Beyond being able to call packages stored in the project we are working in the internally referenced package call allows us to do something that is simply amazing. We can call the package we are building. That means that we can have a child package that can modify the parent package’s variable values as they are the same variables. In the example I have created a package that reads a list of packages and executes them asynchronously. I included annotations to help keep this relatively simple package conceptually simple.

The package begins with an Execute SQL Task. I use an expression(which we can see on the design space, new to SSDT) to set the disable parameter of this task. This is simply a test of the initialization parameter. If we are making the initial call to this package the parameter defaults to 1 which tells the populate Args SQL Task whether or not to run. For fun I pass the actual SQL to run to it through another parameter. Actually, it is quite a bit more than just fun but we will have to discuss environments, parameters and programmatic execution in package stores in later posts.

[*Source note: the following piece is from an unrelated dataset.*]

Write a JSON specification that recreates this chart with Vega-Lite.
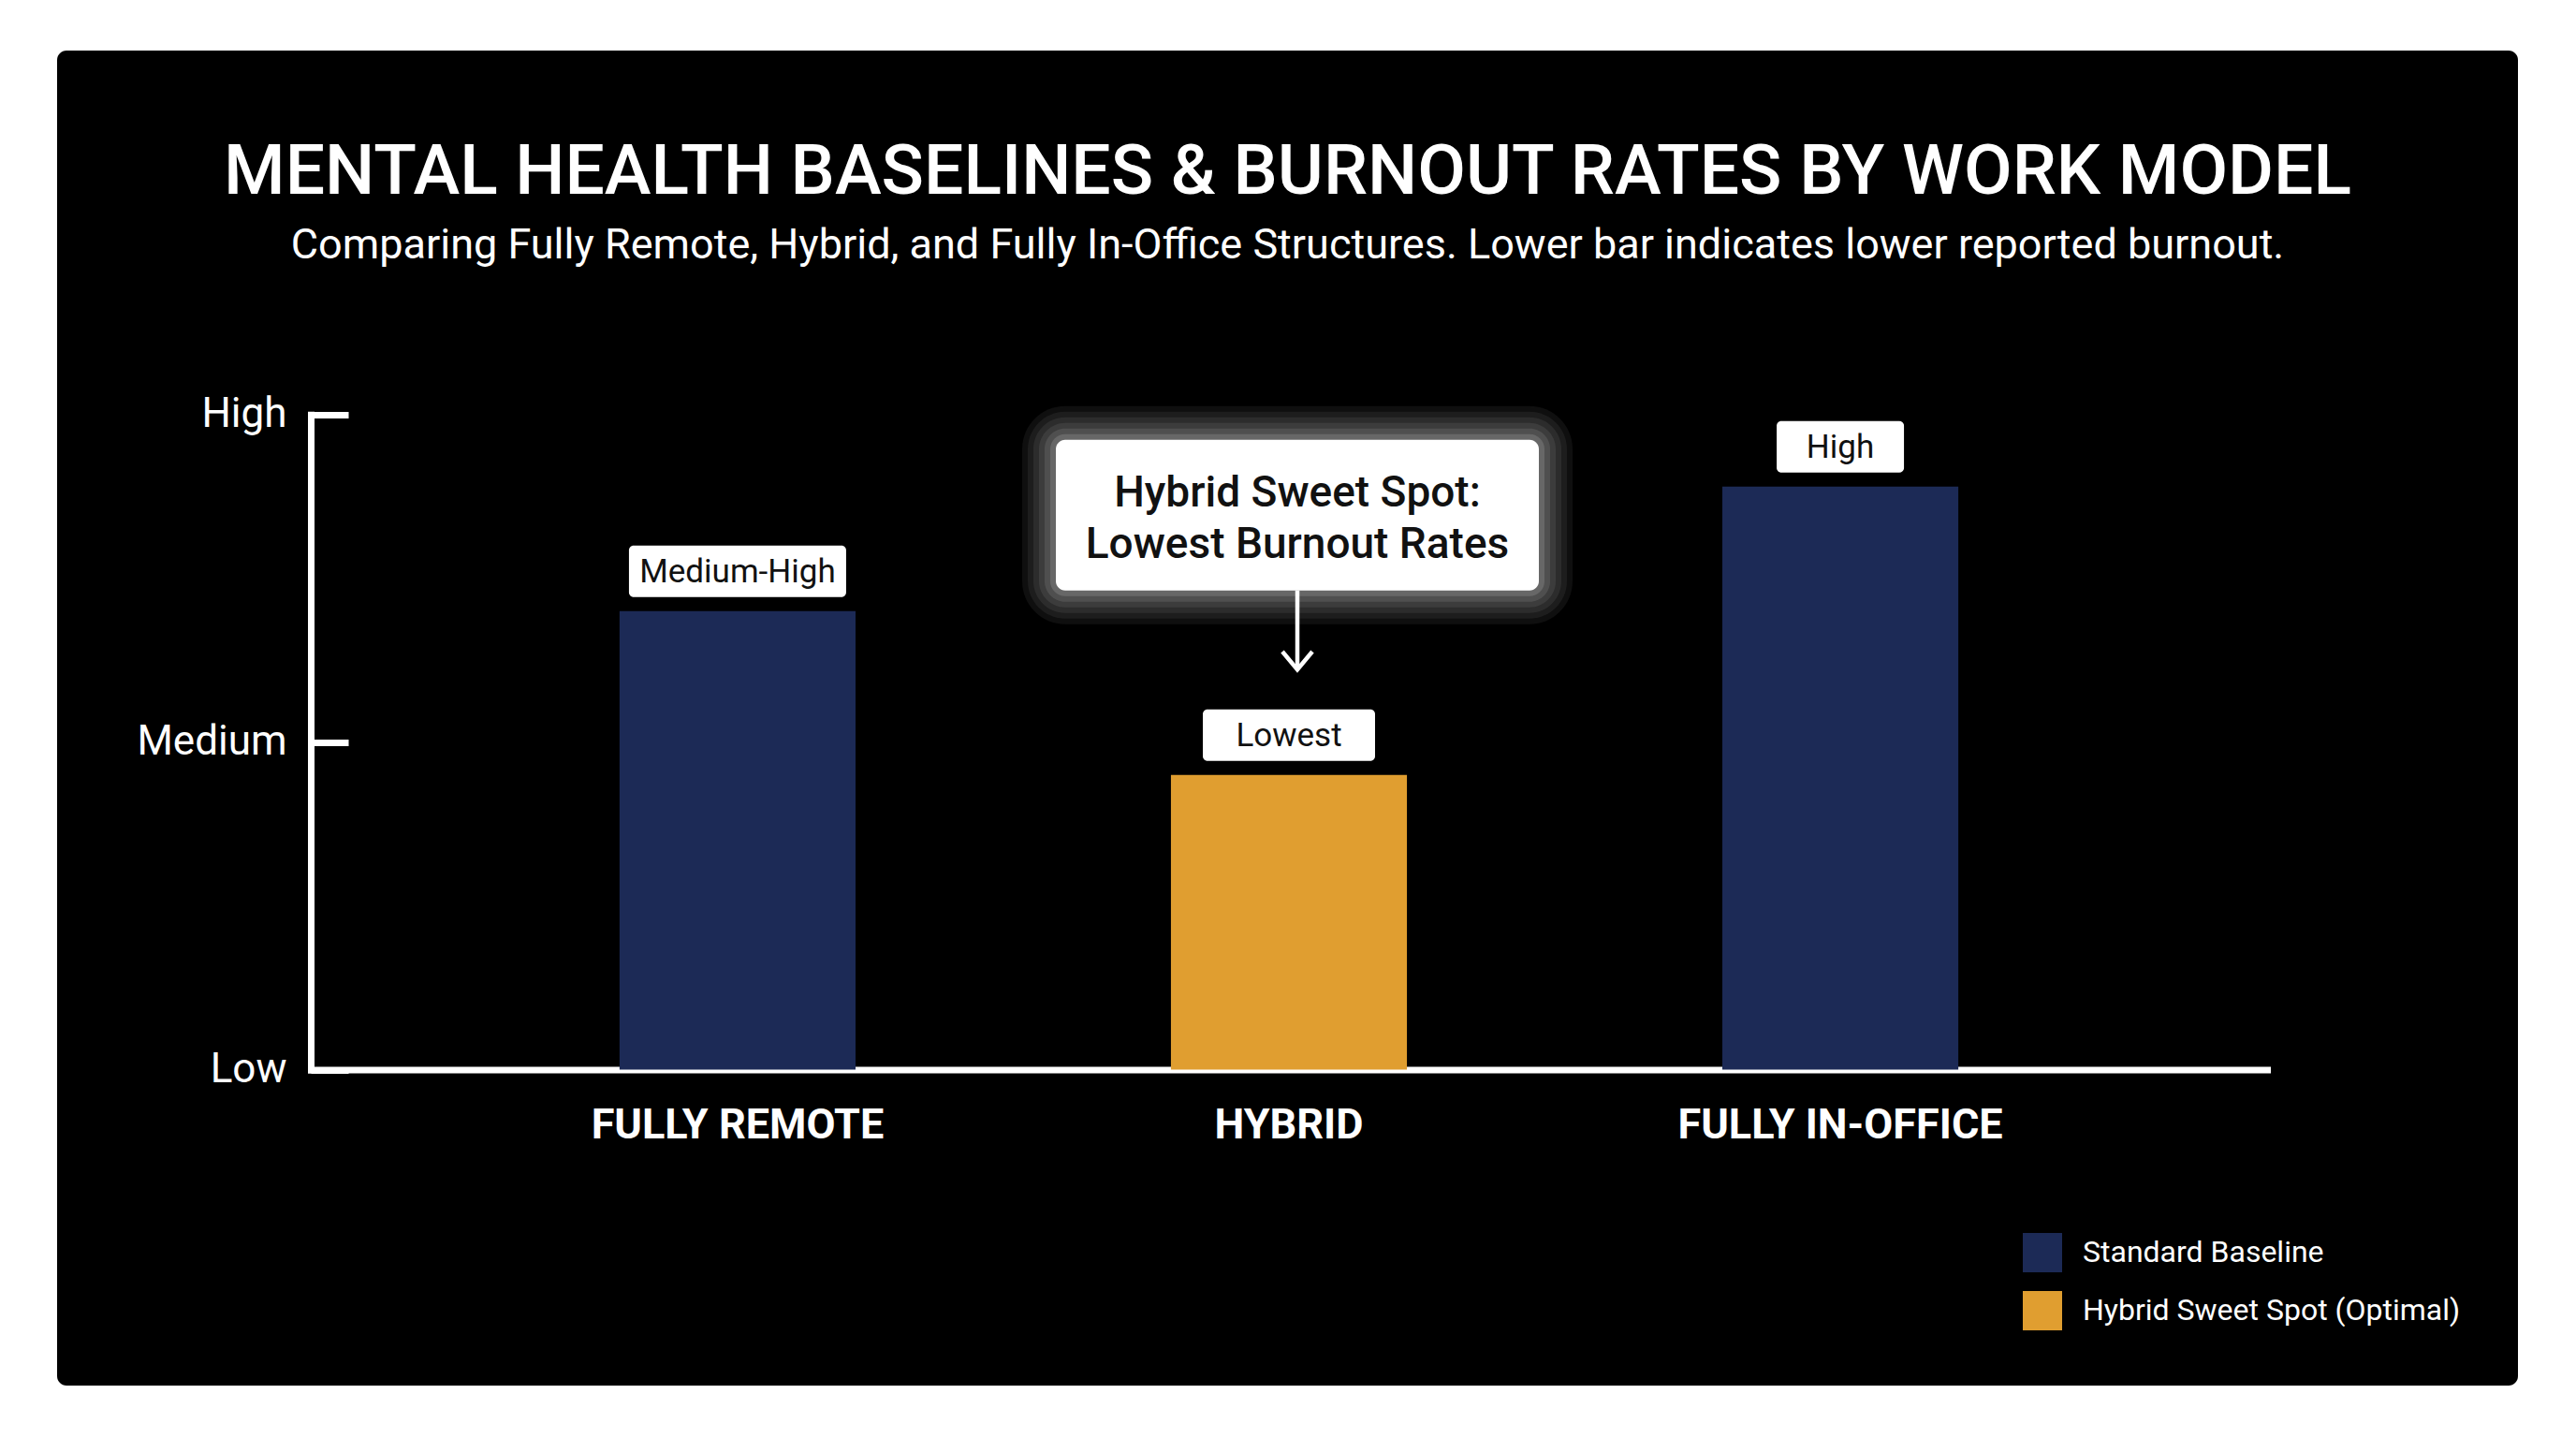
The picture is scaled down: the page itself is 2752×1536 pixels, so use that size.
{
  "$schema": "https://vega.github.io/schema/vega-lite/v6.json",
  "autosize": {"type": "none"},
  "width": 2629,
  "height": 1426,
  "padding": {"left": 61, "top": 54, "right": 62, "bottom": 56},
  "background": "#ffffff",
  "config": {
    "font": "Roboto",
    "view": {"fill": "#000000", "stroke": null, "cornerRadius": 10}
  },
  "title": {
    "text": "MENTAL HEALTH BASELINES & BURNOUT RATES BY WORK MODEL",
    "subtitle": "Comparing Fully Remote, Hybrid, and Fully In-Office Structures. Lower bar indicates lower reported burnout.",
    "font": "Roboto",
    "subtitleFont": "Roboto",
    "fontSize": 75,
    "fontWeight": 500,
    "subtitleFontSize": 45,
    "subtitleFontWeight": "normal",
    "color": "#ffffff",
    "subtitleColor": "#ffffff",
    "subtitlePadding": 17,
    "anchor": "middle",
    "frame": "group",
    "offset": -232
  },
  "data": {
    "values": [
      {"model": "FULLY REMOTE", "level": 70, "tag": "Medium-High", "group": "Standard Baseline"},
      {"model": "HYBRID", "level": 45, "tag": "Lowest", "group": "Hybrid Sweet Spot (Optimal)"},
      {"model": "FULLY IN-OFFICE", "level": 89, "tag": "High", "group": "Standard Baseline"}
    ]
  },
  "encoding": {
    "x": {
      "field": "model",
      "type": "nominal",
      "sort": null,
      "scale": {"type": "band", "range": [271, 2361], "paddingInner": 0.572, "paddingOuter": 0.56},
      "axis": {
        "title": null,
        "offset": -337.5,
        "domainColor": "#ffffff",
        "domainWidth": 7,
        "domainCap": "square",
        "ticks": false,
        "labelAngle": 0,
        "labelLimit": 0,
        "labelFont": "Roboto",
        "labelFontSize": 45,
        "labelFontWeight": "bold",
        "labelColor": "#ffffff",
        "labelPadding": 37
      }
    },
    "y": {
      "field": "level",
      "type": "quantitative",
      "scale": {"domain": [0, 100], "range": [1088.5, 388.8]},
      "axis": {
        "title": null,
        "values": [0, 50, 100],
        "labelExpr": "datum.value == 100 ? 'High' : datum.value == 50 ? 'Medium' : 'Low'",
        "offset": -271,
        "grid": false,
        "domainColor": "#ffffff",
        "domainWidth": 7,
        "domainCap": "square",
        "tickColor": "#ffffff",
        "tickWidth": 7,
        "tickSize": -40,
        "labelPadding": 66,
        "labelFont": "Roboto",
        "labelFontSize": 44,
        "labelColor": "#ffffff",
        "labelBaseline": "middle"
      }
    }
  },
  "layer": [
    {
      "mark": {"type": "bar"},
      "encoding": {
        "color": {
          "field": "group",
          "type": "nominal",
          "scale": {
            "domain": ["Standard Baseline", "Hybrid Sweet Spot (Optimal)"],
            "range": ["#1c2a56", "#e09e30"]
          },
          "legend": {
            "title": null,
            "orient": "none",
            "legendX": 2100,
            "legendY": 1263,
            "padding": 0,
            "symbolType": "square",
            "symbolSize": 1764,
            "symbolStrokeWidth": 0,
            "symbolOpacity": 1,
            "labelLimit": 0,
            "labelFont": "Roboto",
            "labelFontSize": 32,
            "labelColor": "#ffffff",
            "labelOffset": 22,
            "rowPadding": 20
          }
        }
      }
    },
    {
      "transform": [{"filter": "datum.model == 'HYBRID'"}],
      "mark": {"type": "bar", "color": "#ffffff", "opacity": 0.06, "width": 588, "xOffset": 9, "yOffset": -161, "y2Offset": -394, "cornerRadius": 46},
      "encoding": {"y2": {"field": "level"}}
    },
    {
      "transform": [{"filter": "datum.model == 'HYBRID'"}],
      "mark": {"type": "bar", "color": "#ffffff", "opacity": 0.06, "width": 576, "xOffset": 9, "yOffset": -167, "y2Offset": -388, "cornerRadius": 40},
      "encoding": {"y2": {"field": "level"}}
    },
    {
      "transform": [{"filter": "datum.model == 'HYBRID'"}],
      "mark": {"type": "bar", "color": "#ffffff", "opacity": 0.07, "width": 564, "xOffset": 9, "yOffset": -173, "y2Offset": -382, "cornerRadius": 34},
      "encoding": {"y2": {"field": "level"}}
    },
    {
      "transform": [{"filter": "datum.model == 'HYBRID'"}],
      "mark": {"type": "bar", "color": "#ffffff", "opacity": 0.08, "width": 552, "xOffset": 9, "yOffset": -179, "y2Offset": -376, "cornerRadius": 28},
      "encoding": {"y2": {"field": "level"}}
    },
    {
      "transform": [{"filter": "datum.model == 'HYBRID'"}],
      "mark": {"type": "bar", "color": "#ffffff", "opacity": 0.1, "width": 540, "xOffset": 9, "yOffset": -185, "y2Offset": -370, "cornerRadius": 22},
      "encoding": {"y2": {"field": "level"}}
    },
    {
      "transform": [{"filter": "datum.model == 'HYBRID'"}],
      "mark": {"type": "bar", "color": "#ffffff", "opacity": 0.14, "width": 528, "xOffset": 9, "yOffset": -191, "y2Offset": -364, "cornerRadius": 16},
      "encoding": {"y2": {"field": "level"}}
    },
    {
      "transform": [{"filter": "datum.model == 'HYBRID'"}],
      "mark": {"type": "bar", "color": "#ffffff", "opacity": 1, "width": 516, "xOffset": 9, "yOffset": -197, "y2Offset": -358, "cornerRadius": 10},
      "encoding": {"y2": {"field": "level"}}
    },
    {
      "transform": [{"filter": "datum.model == 'HYBRID'"}],
      "mark": {
        "type": "text",
        "text": ["Hybrid Sweet Spot:", "Lowest Burnout Rates"],
        "font": "Roboto",
        "fontSize": 46,
        "fontWeight": 500,
        "color": "#111111",
        "align": "center",
        "baseline": "middle",
        "lineHeight": 55,
        "xOffset": 9,
        "yOffset": -301
      }
    },
    {
      "transform": [{"filter": "datum.model == 'HYBRID'"}],
      "mark": {"type": "rule", "color": "#ffffff", "strokeWidth": 4.5, "xOffset": 9, "yOffset": -197, "y2Offset": -113},
      "encoding": {"y2": {"field": "level"}}
    },
    {
      "transform": [{"filter": "datum.model == 'HYBRID'"}],
      "mark": {
        "type": "point",
        "shape": "M-1,-0.6L0,0.6L1,-0.6",
        "size": 1024,
        "filled": false,
        "stroke": "#ffffff",
        "strokeWidth": 4.5,
        "opacity": 1,
        "xOffset": 9,
        "yOffset": -122
      }
    },
    {
      "mark": {"type": "bar", "color": "#ffffff", "yOffset": -15, "y2Offset": -70, "cornerRadius": 5},
      "encoding": {
        "y2": {"field": "level"},
        "size": {
          "field": "tag",
          "type": "ordinal",
          "scale": {"domain": ["Medium-High", "Lowest", "High"], "range": [232, 136, 98]},
          "legend": null
        }
      }
    },
    {
      "mark": {
        "type": "text",
        "font": "Roboto",
        "fontSize": 35,
        "color": "#111111",
        "align": "center",
        "baseline": "middle",
        "yOffset": -42
      },
      "encoding": {"text": {"field": "tag"}}
    }
  ]
}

The next task is a scripting task in which I manipulate the array (I need to be mum on the specifics of this for various legal reasons I err on the side of caution for). I achieve two primary things by this task. The first and more obvious item accomplished is popping first argument off of the Args stack. The second is checking that there is at least one row left in the set (there are a lot of ways to skin this cat). If there isn’t we change our initialization value to -1. Otherwise we set it to continue.

Next we use a sequence container to assure that the previous steps have executed before we execute the remaining two in parallel. If we had an array length of zero for our Args set the -1 initialization parameter would disable this container and prevent the execution of its children members. Once it knows it’s disabled, the package completes its execution.

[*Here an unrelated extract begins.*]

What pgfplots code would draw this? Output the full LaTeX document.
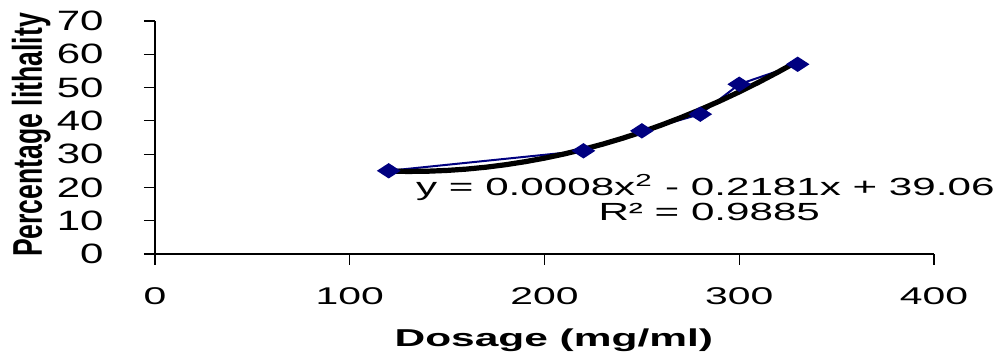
\documentclass[border=0pt]{standalone}
\usepackage{pgfplots}
\pgfplotsset{compat=1.18}
\usepackage{fontspec}
\setmainfont{Liberation Sans}
\definecolor{navy}{RGB}{0,0,128}
\newcommand\sx[1]{\scalebox{1.69}[1]{#1}}
\newcommand\sy[1]{\scalebox{1.5}[1]{#1}}
\begin{document}
\begin{tikzpicture}
\begin{axis}[
  at={(0,0)}, anchor=south west,
  scale only axis, width=389.5pt, height=116.5pt,
  xmin=0, xmax=400, ymin=0, ymax=70,
  axis lines=left,
  axis line style={-, line width=0.6pt, black},
  clip=false,
  xtick={0,100,200,300,400},
  xticklabels={\sx{0},\sx{100},\sx{200},\sx{300},\sx{400}},
  ytick={0,10,20,30,40,50,60,70},
  yticklabels={\sy{0},\sy{10},\sy{20},\sy{30},\sy{40},\sy{50},\sy{60},\sy{70}},
  tick align=outside,
  major tick length=5.5pt,
  xtick style={line width=0.6pt, black},
  ytick style={line width=0.6pt, black},
  xticklabel style={font=\fontsize{12.1}{14}\selectfont, yshift=-8pt},
  yticklabel style={font=\fontsize{14}{16}\selectfont, anchor=east, inner sep=0pt, xshift=-20pt},
  xlabel={\scalebox{1.74}[1]{\bfseries Dosage (mg/ml)}},
  xlabel style={at={(axis description cs:0.512,-0.399)}, anchor=base, font=\fontsize{12.2}{14}\selectfont},
  ylabel={\scalebox{1.09}[1.7]{\bfseries Percentage lithality}},
  ylabel style={at={(axis description cs:-0.159,0.511)}, anchor=center, font=\fontsize{12.2}{14}\selectfont},
]
\addplot[navy, line width=1pt, mark=diamond*, mark size=3.25pt,
  mark options={solid, fill=navy, draw=navy, xscale=2.05}]
  coordinates {(120,25) (220,31) (250,37) (280,42) (300,51) (330,57)};
\addplot[black, line width=2.6pt, line join=round, line cap=round]
  coordinates {(120,24.90) (130,24.80) (140,24.87) (150,25.11) (160,25.51)
   (170,26.08) (180,26.82) (190,27.73) (200,28.80) (210,30.04) (220,31.45)
   (230,33.02) (240,34.76) (250,36.66) (260,38.74) (270,40.98) (280,43.38)
   (290,45.96) (300,48.70) (310,51.60) (320,54.68) (330,57.92)};
\node[anchor=base, font=\fontsize{12.4}{14}\selectfont] at (axis cs:282.6,17.7)
  {\scalebox{1.7}[1]{y = 0.0008x\textsuperscript{2} - 0.2181x + 39.06}};
\node[anchor=base, font=\fontsize{12.4}{14}\selectfont] at (axis cs:284.6,10.2)
  {\scalebox{1.7}[1]{R² = 0.9885}};
\end{axis}
\pgfresetboundingbox
\path[use as bounding box] (-77.5pt,-49.5pt) rectangle (426.5pt,127pt);
\end{tikzpicture}
\end{document}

The next task is an execute package task. This simply executes the package we are in. We have access to and set the same variables with our actions. Since we have enforced precedence outside of the container and set our next Args and already disabled our Args population SQL Task, this task will inevitably lap our work task, allowing us to start all of our work without waiting for any of it to complete. If any of our work items are such that they require precedence constraints between them, we can engineer some sort of messaging service for them, or build parent packages that enforce the precedence between those packages and call them instead of their children.

Our final task is the one that performs the actual work. In this case I chose an execute process task that calls DTEXEC. Our Args set member retrieved in our script task is one of the parameters for the DTEXEC calls to packages that may have a different deployment model or project than our recursion. We could of just as easily used this approaches to spawn workers to operate on separate folders or servers.